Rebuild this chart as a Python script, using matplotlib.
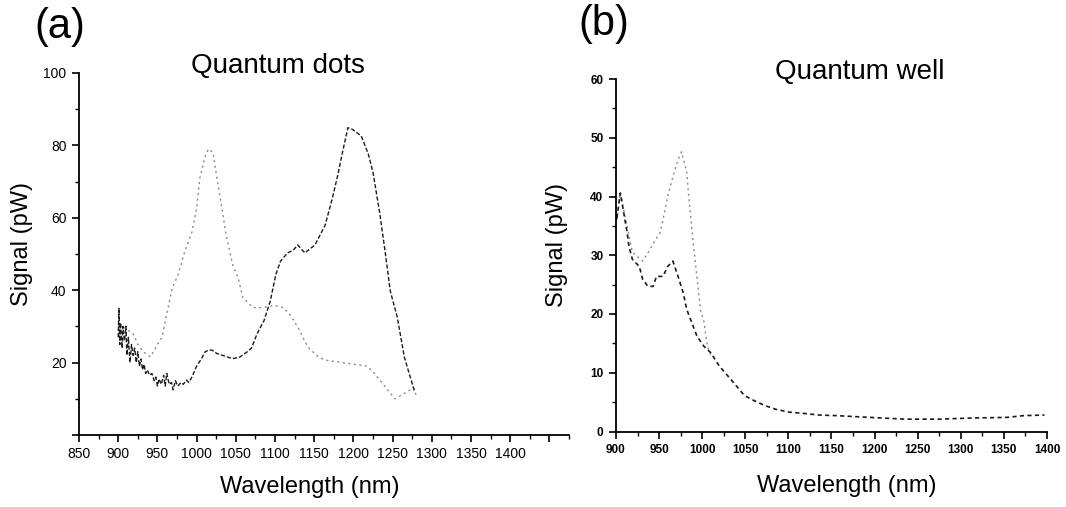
import matplotlib
matplotlib.use("Agg")
import matplotlib.pyplot as plt
from matplotlib.ticker import MultipleLocator, FixedLocator, FixedFormatter

plt.rcParams['font.family'] = ['Liberation Sans', 'DejaVu Sans']

# ---------------- Panel (a): Quantum dots ----------------
qd1_wl = [900, 905, 912, 919, 925, 932, 941, 950, 956, 961, 969, 976, 985, 994,
          1000, 1004, 1011, 1015, 1021, 1024, 1033, 1037, 1046, 1053, 1059, 1072,
          1085, 1098, 1111, 1120, 1129, 1142, 1155, 1164, 1218, 1227, 1238, 1253,
          1277, 1280]
qd1_sig = [30, 30, 29, 28, 25, 23, 21.6, 25, 27, 32.5, 40.7, 44, 50.8, 56,
           62.6, 70.8, 77, 79, 78, 73.5, 61.7, 56, 47, 43.4, 38, 35.2,
           35.2, 35.8, 35.2, 33, 29.8, 24.3, 21.6, 20.7, 19, 17, 14, 10,
           13, 11]

qd2_wl = [900, 901, 902, 903, 905, 906, 908, 910, 911, 913, 915, 917, 919, 921,
          923, 925, 927, 929, 931, 933, 935, 937, 940, 943, 946, 948, 950, 952,
          955, 958, 960, 962, 965, 968, 970, 973, 976, 980, 983, 987, 990, 994,
          1000, 1006, 1011, 1016, 1020, 1026, 1033, 1040, 1046, 1055, 1064, 1070,
          1077, 1086, 1094, 1101, 1107, 1116, 1123, 1129, 1138, 1151, 1164, 1173,
          1180, 1186, 1193, 1199, 1210, 1219, 1225, 1234, 1241, 1247, 1256, 1265,
          1278]
qd2_sig = [27, 35, 25, 31, 24, 30, 26, 30, 22, 27, 20, 25, 22, 24,
           20, 23, 19, 21, 18, 19.5, 17, 18, 16.5, 17, 15, 16, 13.5, 15.5,
           14, 16.5, 13.5, 17, 14, 14.5, 12.5, 15, 13.5, 14.5, 14, 15.2, 14.5, 16,
           19, 21, 23, 23.5, 23.4, 22.5, 22, 21.5, 21.1, 21.5, 22.9, 24,
           27.9, 31.6, 37, 44.3, 48, 50.3, 51, 52.5, 50.3, 52.5, 58, 65.3,
           71.7, 78, 84.9, 84.4, 82.6, 77.6, 72.6, 60.7, 49.8, 39.8, 32.5, 21.5,
           12]

qd_xticks = [850, 900, 950, 1000, 1050, 1100, 1150, 1200, 1250, 1300, 1350, 1400, 1450]
qd_xticklabels = ['850', '900', '950', '1000', '1050', '1100', '1150', '1200',
                  '1250', '1300', '1350', '1400', '']
qd_yticks = [0, 20, 40, 60, 80, 100]
qd_yticklabels = ['', '20', '40', '60', '80', '100']

# ---------------- Panel (b): Quantum well ----------------
qw1_wl = [901, 905, 913, 915, 919, 927, 931, 937, 943, 947, 954.5, 960, 966, 972,
          978, 982, 988, 994, 1002, 1010, 1020, 1029.5, 1039.4, 1049, 1061, 1073,
          1085, 1100.6, 1116, 1136, 1156, 1195, 1235, 1274, 1314, 1353, 1373, 1397]
qw1_sig = [36.3, 40.6, 33.8, 31.5, 29.3, 28.1, 25.9, 24.7, 24.7, 26.4, 26.4, 28.1,
           29, 26.4, 23.6, 20.8, 18.5, 16.2, 14.5, 13.4, 11.1, 9.5, 7.8, 6.1, 5.2,
           4.4, 3.8, 3.3, 3.1, 2.8, 2.7, 2.4, 2.1, 2.1, 2.3, 2.4, 2.7, 2.8]

qw2_wl = [901, 905, 919, 931, 937, 946, 951, 954.5, 960, 966, 972, 976, 982, 984,
          990, 994, 998, 1002, 1006, 1010]
qw2_sig = [36, 40.6, 30.5, 29, 30.4, 32.7, 33.8, 36, 40, 43.4, 46.3, 47.6, 44.2,
           40.6, 31.5, 26.2, 20.7, 18.7, 14.5, 13]

qw_xticks = [900, 950, 1000, 1050, 1100, 1150, 1200, 1250, 1300, 1350, 1400]
qw_yticks = [0, 10, 20, 30, 40, 50, 60]

W, H = 1066, 507
fig = plt.figure(figsize=(W / 100, H / 100), dpi=100)

def frac_box(l, t, r, b):
    return [l / W, 1 - b / H, (r - l) / W, (b - t) / H]

ax1 = fig.add_axes(frac_box(79, 73, 569, 435))
ax2 = fig.add_axes(frac_box(616, 79, 1047, 431.5))

light = '#8a8a8a'
dark = '#1a1a1a'

ax1.plot(qd1_wl, qd1_sig, color=light, lw=1.0, ls=(0, (1.5, 2.5)))
ax1.plot(qd2_wl, qd2_sig, color=dark, lw=1.0, ls=(0, (3, 1.5)))
ax2.plot(qw2_wl, qw2_sig, color=light, lw=1.0, ls=(0, (1.5, 2.5)))
ax2.plot(qw1_wl, qw1_sig, color=dark, lw=1.2, ls=(0, (2.5, 2)))

ax1.set_xlim(850, 1475)
ax1.set_ylim(0, 100)
ax1.xaxis.set_major_locator(FixedLocator(qd_xticks))
ax1.xaxis.set_major_formatter(FixedFormatter(qd_xticklabels))
ax1.xaxis.set_minor_locator(MultipleLocator(25))
ax1.yaxis.set_major_locator(FixedLocator(qd_yticks))
ax1.yaxis.set_major_formatter(FixedFormatter(qd_yticklabels))
ax1.yaxis.set_minor_locator(MultipleLocator(10))

ax2.set_xlim(900, 1400)
ax2.set_ylim(0, 60)
ax2.xaxis.set_major_locator(FixedLocator(qw_xticks))
ax2.xaxis.set_minor_locator(MultipleLocator(25))
ax2.yaxis.set_major_locator(FixedLocator(qw_yticks))
ax2.yaxis.set_minor_locator(MultipleLocator(5))

for ax, fs, fw in ((ax1, 10, 'normal'), (ax2, 8.5, 'bold')):
    for s in ('top', 'right'):
        ax.spines[s].set_visible(False)
    for s in ('left', 'bottom'):
        ax.spines[s].set_linewidth(1.3)
        ax.spines[s].set_color('black')
    ax.tick_params(which='major', direction='out', length=5, width=1.2,
                   labelsize=fs, colors='black', pad=4)
    ax.tick_params(which='minor', direction='out', length=3, width=1.0)
    for lbl in ax.get_xticklabels() + ax.get_yticklabels():
        lbl.set_fontweight(fw)
    ax.set_facecolor('none')

ax1.set_title('Quantum dots', fontsize=20, x=(278 - 79) / 490, y=1.0, pad=0)
ax2.set_title('Quantum well', fontsize=20, x=(860 - 616) / 431, y=1.0, pad=0)

ax1.set_xlabel('Wavelength (nm)', fontsize=17)
ax1.xaxis.set_label_coords((310 - 79) / 490, -(487 - 435) / 362)
ax1.set_ylabel('Signal (pW)', fontsize=17)
ax1.yaxis.set_label_coords(-(79 - 22) / 490, (435 - 244) / 362)

ax2.set_xlabel('Wavelength (nm)', fontsize=17)
ax2.xaxis.set_label_coords((847 - 616) / 431, -(486 - 431.5) / 352.5)
ax2.set_ylabel('Signal (pW)', fontsize=17)
ax2.yaxis.set_label_coords(-(616 - 557) / 431, (431.5 - 245) / 352.5)
for ax in (ax1, ax2):
    ax.xaxis.label.set_va('center')
    ax.yaxis.label.set_va('center')
    ax.yaxis.label.set_ha('center')

fig.text(60 / W, 1 - 27 / H, '(a)', fontsize=30, ha='center', va='center')
fig.text(604 / W, 1 - 24 / H, '(b)', fontsize=30, ha='center', va='center')

fig.savefig('out.png', dpi=100, facecolor='white')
***
**Goal**
Your task is to return the lines above, from the first one up to and including the line containing "qd_yticklabels = ['', '20', '40', '60', '80', '100']", minus any pictures.

**Task solution**
Rebuild this chart as a Python script, using matplotlib.
import matplotlib
matplotlib.use("Agg")
import matplotlib.pyplot as plt
from matplotlib.ticker import MultipleLocator, FixedLocator, FixedFormatter

plt.rcParams['font.family'] = ['Liberation Sans', 'DejaVu Sans']

# ---------------- Panel (a): Quantum dots ----------------
qd1_wl = [900, 905, 912, 919, 925, 932, 941, 950, 956, 961, 969, 976, 985, 994,
          1000, 1004, 1011, 1015, 1021, 1024, 1033, 1037, 1046, 1053, 1059, 1072,
          1085, 1098, 1111, 1120, 1129, 1142, 1155, 1164, 1218, 1227, 1238, 1253,
          1277, 1280]
qd1_sig = [30, 30, 29, 28, 25, 23, 21.6, 25, 27, 32.5, 40.7, 44, 50.8, 56,
           62.6, 70.8, 77, 79, 78, 73.5, 61.7, 56, 47, 43.4, 38, 35.2,
           35.2, 35.8, 35.2, 33, 29.8, 24.3, 21.6, 20.7, 19, 17, 14, 10,
           13, 11]

qd2_wl = [900, 901, 902, 903, 905, 906, 908, 910, 911, 913, 915, 917, 919, 921,
          923, 925, 927, 929, 931, 933, 935, 937, 940, 943, 946, 948, 950, 952,
          955, 958, 960, 962, 965, 968, 970, 973, 976, 980, 983, 987, 990, 994,
          1000, 1006, 1011, 1016, 1020, 1026, 1033, 1040, 1046, 1055, 1064, 1070,
          1077, 1086, 1094, 1101, 1107, 1116, 1123, 1129, 1138, 1151, 1164, 1173,
          1180, 1186, 1193, 1199, 1210, 1219, 1225, 1234, 1241, 1247, 1256, 1265,
          1278]
qd2_sig = [27, 35, 25, 31, 24, 30, 26, 30, 22, 27, 20, 25, 22, 24,
           20, 23, 19, 21, 18, 19.5, 17, 18, 16.5, 17, 15, 16, 13.5, 15.5,
           14, 16.5, 13.5, 17, 14, 14.5, 12.5, 15, 13.5, 14.5, 14, 15.2, 14.5, 16,
           19, 21, 23, 23.5, 23.4, 22.5, 22, 21.5, 21.1, 21.5, 22.9, 24,
           27.9, 31.6, 37, 44.3, 48, 50.3, 51, 52.5, 50.3, 52.5, 58, 65.3,
           71.7, 78, 84.9, 84.4, 82.6, 77.6, 72.6, 60.7, 49.8, 39.8, 32.5, 21.5,
           12]

qd_xticks = [850, 900, 950, 1000, 1050, 1100, 1150, 1200, 1250, 1300, 1350, 1400, 1450]
qd_xticklabels = ['850', '900', '950', '1000', '1050', '1100', '1150', '1200',
                  '1250', '1300', '1350', '1400', '']
qd_yticks = [0, 20, 40, 60, 80, 100]
qd_yticklabels = ['', '20', '40', '60', '80', '100']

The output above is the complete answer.